1) Deliberate human attack (terrorists, Canadian air force bombing mission)
2) Act of God (earthquake, tornado, flood)
3) unavoidable accident (such as a barge breaking loose its moorings and hitting the bridge)
There is no evidence that any of these things happened. That leaves:
4) shoddy construction
5) slipshod inspection
6) knowingly avoiding needed repairs (The principle reason for not making repairs is a lack of money)
From initial reports I am leaning towards number 6. In the final analysis, the bridge was a government structure and the government was responsible for its maintenance. That means at some point, the issue will have to be political.
All that said, I agree that a knee-jerk blaming of Bush (or Clinton) is quite silly.
I can't argue with any of that, Knight, except for the assumption that someone knew, or should have known, that the repairs were needed.

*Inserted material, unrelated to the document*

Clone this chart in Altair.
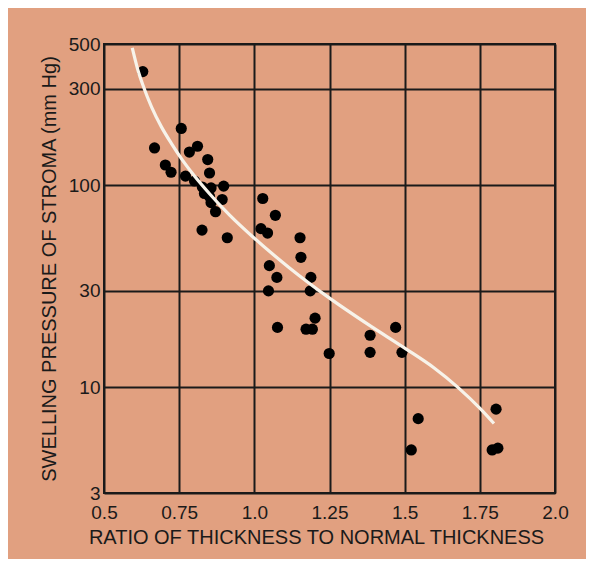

It's highly possible that, short of taking the bridge apart bolt-by-bolt, there was no way to know it would collapse. I've heard two civil engineering professors close to the bridge say that there was no indication that the bridge was a hazard. They also both said that the way this bridge came down was unusual, so in all likelihood the problem that caused its collapse was also unusual.
But now I have read Eric, and stand corrected: the bridge was declared "structurally deficient" in 2005, so we will indeed be subjected to a deluge of finger-pointing.